Friends, classmates and communities were scared (and rightfully so) because we were living a real nightmare. Four kids my age had disappeared and turned up dead over a period of almost two years. I remember reading about it regularly in the Daily Tribune and trying to make sense of why it was scaring me so much. It was probably because it was scaring our parents and parents everywhere. In my neighborhood we were either walked to our friend’s houses and back or had to call our parents the moment we were leaving a friend’s house, even less than 200 yards away, to let them know we were running home.
Was it parents being paranoid and too cautious? Of course not. The crime rate was low in our “Leave it to Beaver” world in Royal Oak and kids didn’t get kidnapped or murdered; that is, until those thirteen months in 1976 and 1977. Then everything changed. It was mass hysteria. It was the worst possible crime that could be committed; kidnapping sexually abusing and then killing a child. And the crimes have never been solved.
If you grew up in that area in that time, I’d reckon these words might still make you uncomfortable:
Task force
Stranger danger
Shotgun blast to the face
Big Beaver Road
7-11
American Legion Hall
Tiny Tim Hobby Store
Skateboard
Drug store
Candy
And fried chicken, the last meal fed to one of the victims before he was sexually abused, meticulously bathed and killed by a psychopath who has never been caught.
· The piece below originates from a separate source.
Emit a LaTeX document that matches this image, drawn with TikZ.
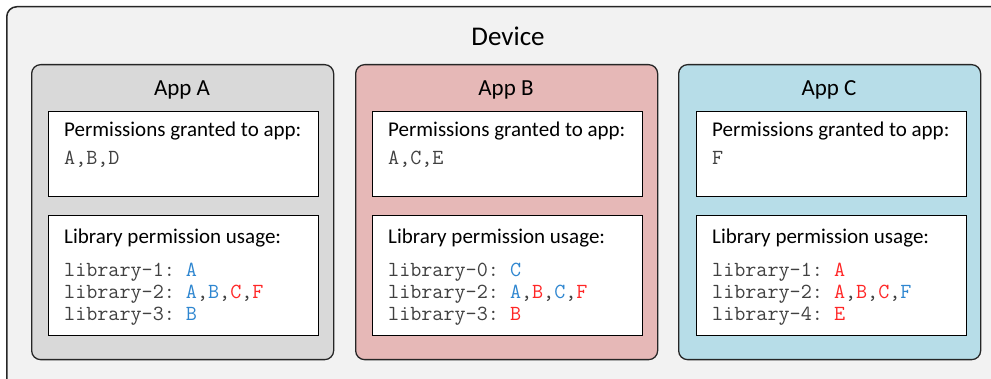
\documentclass[tikz,border=0pt]{standalone}
\usepackage{fontspec}
\setmainfont{Carlito}
\usepackage{xcolor}
\usetikzlibrary{positioning}
\frenchspacing

\definecolor{devicegray}{RGB}{242,242,242}
\definecolor{appagray}{RGB}{217,217,217}
\definecolor{appbred}{RGB}{230,184,183}
\definecolor{appcblue}{RGB}{183,221,232}
\definecolor{permblue}{RGB}{46,134,208}
\definecolor{permred}{RGB}{255,38,38}
\definecolor{codegray}{RGB}{64,64,64}

\newcommand{\okperm}[1]{\textcolor{permblue}{#1}}
\newcommand{\badperm}[1]{\textcolor{permred}{#1}}

\begin{document}
\begin{tikzpicture}[
    x=1pt, y=-1pt,
    device_box/.style={rectangle, draw=black!85, fill=devicegray, rounded corners=10pt, line width=1.5pt, anchor=north west, minimum width=1010pt, minimum height=400pt, inner sep=0pt},
    app_box/.style={rectangle, draw=black!85, rounded corners=9pt, line width=1.3pt, anchor=north west, minimum width=302pt, minimum height=295pt, inner sep=0pt},
    granted_box/.style={rectangle, draw=black, fill=white, line width=1.3pt, anchor=north west, minimum width=270pt, minimum height=85pt, inner sep=0pt},
    usage_box/.style={rectangle, draw=black, fill=white, line width=1.3pt, anchor=north west, minimum width=270pt, minimum height=120pt, inner sep=0pt},
    device_title/.style={anchor=base, inner sep=0pt, font=\fontsize{27}{32}\selectfont},
    app_title/.style={anchor=base, inner sep=0pt, font=\fontsize{23}{27}\selectfont},
    label_text/.style={anchor=base west, inner sep=0pt, font=\fontsize{21}{25}\selectfont},
    code_text/.style={anchor=base west, inner sep=0pt, text=codegray, font=\ttfamily\fontsize{21.5}{22}\selectfont}
]
\useasboundingbox (0,0) rectangle (991,379);

% Device
\node[device_box] (device) at (6,6) {};
\node[device_title] (device_lbl) at (508,46) {Device};

% App A
\node[app_box, fill=appagray] (appA) at (31,64) {};
\node[app_title] (appA_lbl) at (182,96) {App A};
\node[granted_box] (grantA) at (48,111) {};
\node[label_text] (grantA_lbl) at (64,137) {Permissions granted to app:};
\node[code_text] (grantA_list) at (64,165) {A,B,D};
\node[usage_box] (usageA) at (48,215) {};
\node[label_text] (usageA_lbl) at (64,244) {Library permission usage:};
\node[code_text] (libA1) at (64,277) {library-1: \okperm{A}};
\node[code_text] (libA2) at (64,299) {library-2: \okperm{A},\okperm{B},\badperm{C},\badperm{F}};
\node[code_text] (libA3) at (64,321) {library-3: \okperm{B}};

% App B
\node[app_box, fill=appbred] (appB) at (355,64) {};
\node[app_title] (appB_lbl) at (506,96) {App B};
\node[granted_box] (grantB) at (372,111) {};
\node[label_text] (grantB_lbl) at (388,137) {Permissions granted to app:};
\node[code_text] (grantB_list) at (388,165) {A,C,E};
\node[usage_box] (usageB) at (372,215) {};
\node[label_text] (usageB_lbl) at (388,244) {Library permission usage:};
\node[code_text] (libB0) at (388,277) {library-0: \okperm{C}};
\node[code_text] (libB2) at (388,299) {library-2: \okperm{A},\badperm{B},\okperm{C},\badperm{F}};
\node[code_text] (libB3) at (388,321) {library-3: \badperm{B}};

% App C
\node[app_box, fill=appcblue] (appC) at (678,64) {};
\node[app_title] (appC_lbl) at (829,96) {App C};
\node[granted_box] (grantC) at (696,111) {};
\node[label_text] (grantC_lbl) at (712,137) {Permissions granted to app:};
\node[code_text] (grantC_list) at (712,165) {F};
\node[usage_box] (usageC) at (696,215) {};
\node[label_text] (usageC_lbl) at (712,244) {Library permission usage:};
\node[code_text] (libC1) at (712,277) {library-1: \badperm{A}};
\node[code_text] (libC2) at (712,299) {library-2: \badperm{A},\badperm{B},\badperm{C},\okperm{F}};
\node[code_text] (libC4) at (712,321) {library-4: \badperm{E}};

\end{tikzpicture}
\end{document}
This case remains the most remembered in the area forty years after it happened. Was it incompetent police work? A cover up or just bad luck that it could not be solved?
Today we are no closer to finding answers than we are counting the snowflakes that fall outside in this February flurry that brings a chill to our bodies, much like the chill we felt when we heard the words “late model blue Gremlin” on the evening news.